Problem to work on: Every line of the listing must be reproduced as it stands. Leave the images behind.

Provided material:

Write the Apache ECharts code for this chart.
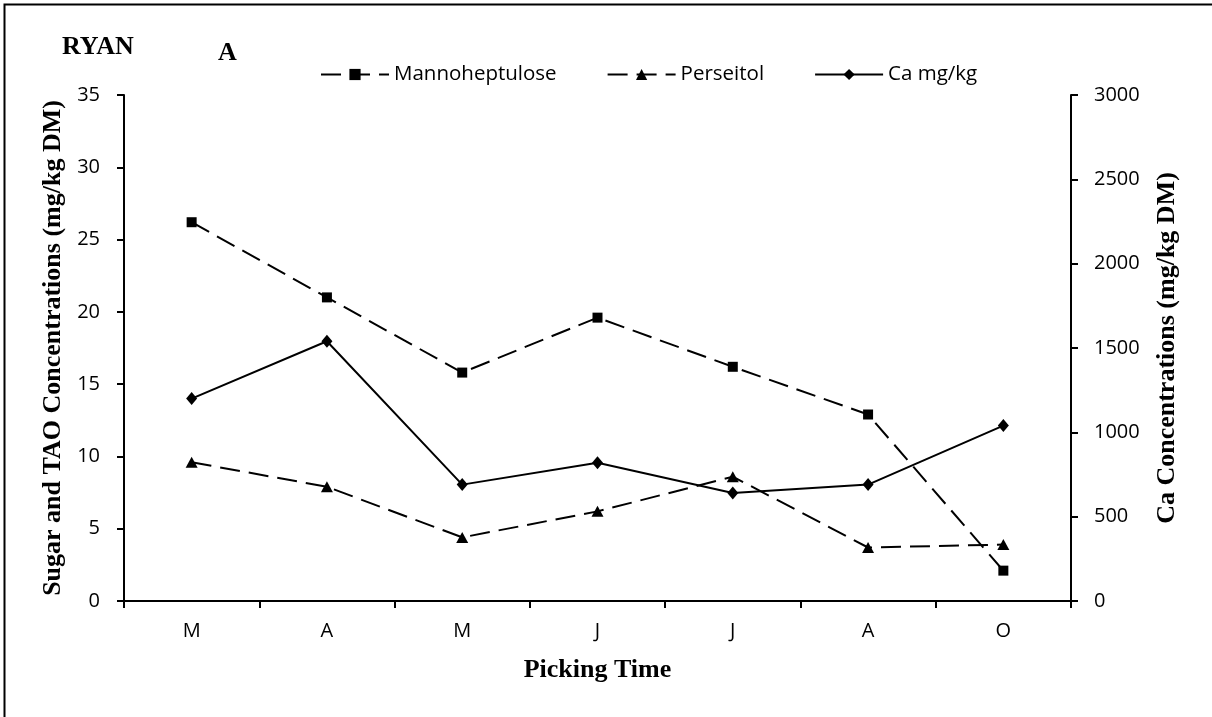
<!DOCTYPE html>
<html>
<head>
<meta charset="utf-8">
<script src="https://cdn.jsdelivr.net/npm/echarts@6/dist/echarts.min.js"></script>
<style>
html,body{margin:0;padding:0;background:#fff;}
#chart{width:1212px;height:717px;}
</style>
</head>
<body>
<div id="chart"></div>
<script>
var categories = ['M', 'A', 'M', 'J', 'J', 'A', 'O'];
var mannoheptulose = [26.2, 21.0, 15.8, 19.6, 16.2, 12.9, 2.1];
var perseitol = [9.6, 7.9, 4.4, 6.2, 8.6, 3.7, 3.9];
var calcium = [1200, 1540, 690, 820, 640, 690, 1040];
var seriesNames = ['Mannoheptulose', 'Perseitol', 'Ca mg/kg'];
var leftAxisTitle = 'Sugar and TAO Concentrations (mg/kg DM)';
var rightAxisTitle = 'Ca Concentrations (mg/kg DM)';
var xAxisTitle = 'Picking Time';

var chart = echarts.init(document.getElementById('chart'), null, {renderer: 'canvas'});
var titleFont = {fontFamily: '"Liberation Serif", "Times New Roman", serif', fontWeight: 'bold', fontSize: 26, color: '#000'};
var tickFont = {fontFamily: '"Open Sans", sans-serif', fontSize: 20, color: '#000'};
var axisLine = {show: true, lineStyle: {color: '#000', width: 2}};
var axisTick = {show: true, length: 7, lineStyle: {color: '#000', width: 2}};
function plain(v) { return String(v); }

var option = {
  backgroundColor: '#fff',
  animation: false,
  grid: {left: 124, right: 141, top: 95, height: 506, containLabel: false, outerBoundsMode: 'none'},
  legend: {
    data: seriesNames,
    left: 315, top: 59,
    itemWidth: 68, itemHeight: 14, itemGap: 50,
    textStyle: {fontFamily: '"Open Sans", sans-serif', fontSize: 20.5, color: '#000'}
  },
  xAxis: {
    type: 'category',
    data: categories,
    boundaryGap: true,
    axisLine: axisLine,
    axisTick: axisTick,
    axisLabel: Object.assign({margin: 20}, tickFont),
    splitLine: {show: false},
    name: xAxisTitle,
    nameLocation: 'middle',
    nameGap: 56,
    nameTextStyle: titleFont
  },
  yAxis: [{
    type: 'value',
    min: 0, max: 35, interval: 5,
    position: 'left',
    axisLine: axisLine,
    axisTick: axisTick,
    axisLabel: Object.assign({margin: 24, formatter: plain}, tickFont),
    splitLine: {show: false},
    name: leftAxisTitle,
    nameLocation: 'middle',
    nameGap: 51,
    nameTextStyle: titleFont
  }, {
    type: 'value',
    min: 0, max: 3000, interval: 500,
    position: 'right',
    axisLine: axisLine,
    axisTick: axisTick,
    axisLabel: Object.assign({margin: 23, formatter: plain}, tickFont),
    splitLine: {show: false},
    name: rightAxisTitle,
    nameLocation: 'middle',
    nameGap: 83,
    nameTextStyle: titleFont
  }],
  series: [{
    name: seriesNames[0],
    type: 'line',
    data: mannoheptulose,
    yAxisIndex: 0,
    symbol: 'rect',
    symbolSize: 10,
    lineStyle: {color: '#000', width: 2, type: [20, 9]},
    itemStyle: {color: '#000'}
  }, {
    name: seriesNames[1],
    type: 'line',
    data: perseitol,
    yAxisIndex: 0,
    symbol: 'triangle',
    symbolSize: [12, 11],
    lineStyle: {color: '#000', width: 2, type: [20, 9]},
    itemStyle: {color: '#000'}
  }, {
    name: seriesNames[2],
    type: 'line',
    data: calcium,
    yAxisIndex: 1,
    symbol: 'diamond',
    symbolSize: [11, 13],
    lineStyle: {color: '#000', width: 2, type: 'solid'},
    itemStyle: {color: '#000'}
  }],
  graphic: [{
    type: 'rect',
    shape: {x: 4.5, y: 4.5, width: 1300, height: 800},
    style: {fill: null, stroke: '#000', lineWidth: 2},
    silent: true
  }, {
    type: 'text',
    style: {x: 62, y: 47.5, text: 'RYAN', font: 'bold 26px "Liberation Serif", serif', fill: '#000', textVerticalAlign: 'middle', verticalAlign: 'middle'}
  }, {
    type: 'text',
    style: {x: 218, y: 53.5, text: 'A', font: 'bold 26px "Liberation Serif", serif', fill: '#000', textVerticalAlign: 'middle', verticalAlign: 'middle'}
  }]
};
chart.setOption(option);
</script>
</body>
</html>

Response for this exercise:
Write the Apache ECharts code for this chart.
<!DOCTYPE html>
<html>
<head>
<meta charset="utf-8">
<script src="https://cdn.jsdelivr.net/npm/echarts@6/dist/echarts.min.js"></script>
<style>
html,body{margin:0;padding:0;background:#fff;}
#chart{width:1212px;height:717px;}
</style>
</head>
<body>
<div id="chart"></div>
<script>
var categories = ['M', 'A', 'M', 'J', 'J', 'A', 'O'];
var mannoheptulose = [26.2, 21.0, 15.8, 19.6, 16.2, 12.9, 2.1];
var perseitol = [9.6, 7.9, 4.4, 6.2, 8.6, 3.7, 3.9];
var calcium = [1200, 1540, 690, 820, 640, 690, 1040];
var seriesNames = ['Mannoheptulose', 'Perseitol', 'Ca mg/kg'];
var leftAxisTitle = 'Sugar and TAO Concentrations (mg/kg DM)';
var rightAxisTitle = 'Ca Concentrations (mg/kg DM)';
var xAxisTitle = 'Picking Time';

var chart = echarts.init(document.getElementById('chart'), null, {renderer: 'canvas'});
var titleFont = {fontFamily: '"Liberation Serif", "Times New Roman", serif', fontWeight: 'bold', fontSize: 26, color: '#000'};
var tickFont = {fontFamily: '"Open Sans", sans-serif', fontSize: 20, color: '#000'};
var axisLine = {show: true, lineStyle: {color: '#000', width: 2}};
var axisTick = {show: true, length: 7, lineStyle: {color: '#000', width: 2}};
function plain(v) { return String(v); }

var option = {
  backgroundColor: '#fff',
  animation: false,
  grid: {left: 124, right: 141, top: 95, height: 506, containLabel: false, outerBoundsMode: 'none'},
  legend: {
    data: seriesNames,
    left: 315, top: 59,
    itemWidth: 68, itemHeight: 14, itemGap: 50,
    textStyle: {fontFamily: '"Open Sans", sans-serif', fontSize: 20.5, color: '#000'}
  },
  xAxis: {
    type: 'category',
    data: categories,
    boundaryGap: true,
    axisLine: axisLine,
    axisTick: axisTick,
    axisLabel: Object.assign({margin: 20}, tickFont),
    splitLine: {show: false},
    name: xAxisTitle,
    nameLocation: 'middle',
    nameGap: 56,
    nameTextStyle: titleFont
  },
  yAxis: [{
    type: 'value',
    min: 0, max: 35, interval: 5,
    position: 'left',
    axisLine: axisLine,
    axisTick: axisTick,
    axisLabel: Object.assign({margin: 24, formatter: plain}, tickFont),
    splitLine: {show: false},
    name: leftAxisTitle,
    nameLocation: 'middle',
    nameGap: 51,
    nameTextStyle: titleFont
  }, {
    type: 'value',
    min: 0, max: 3000, interval: 500,
    position: 'right',
    axisLine: axisLine,
    axisTick: axisTick,
    axisLabel: Object.assign({margin: 23, formatter: plain}, tickFont),
    splitLine: {show: false},
    name: rightAxisTitle,
    nameLocation: 'middle',
    nameGap: 83,
    nameTextStyle: titleFont
  }],
  series: [{
    name: seriesNames[0],
    type: 'line',
    data: mannoheptulose,
    yAxisIndex: 0,
    symbol: 'rect',
    symbolSize: 10,
    lineStyle: {color: '#000', width: 2, type: [20, 9]},
    itemStyle: {color: '#000'}
  }, {
    name: seriesNames[1],
    type: 'line',
    data: perseitol,
    yAxisIndex: 0,
    symbol: 'triangle',
    symbolSize: [12, 11],
    lineStyle: {color: '#000', width: 2, type: [20, 9]},
    itemStyle: {color: '#000'}
  }, {
    name: seriesNames[2],
    type: 'line',
    data: calcium,
    yAxisIndex: 1,
    symbol: 'diamond',
    symbolSize: [11, 13],
    lineStyle: {color: '#000', width: 2, type: 'solid'},
    itemStyle: {color: '#000'}
  }],
  graphic: [{
    type: 'rect',
    shape: {x: 4.5, y: 4.5, width: 1300, height: 800},
    style: {fill: null, stroke: '#000', lineWidth: 2},
    silent: true
  }, {
    type: 'text',
    style: {x: 62, y: 47.5, text: 'RYAN', font: 'bold 26px "Liberation Serif", serif', fill: '#000', textVerticalAlign: 'middle', verticalAlign: 'middle'}
  }, {
    type: 'text',
    style: {x: 218, y: 53.5, text: 'A', font: 'bold 26px "Liberation Serif", serif', fill: '#000', textVerticalAlign: 'middle', verticalAlign: 'middle'}
  }]
};
chart.setOption(option);
</script>
</body>
</html>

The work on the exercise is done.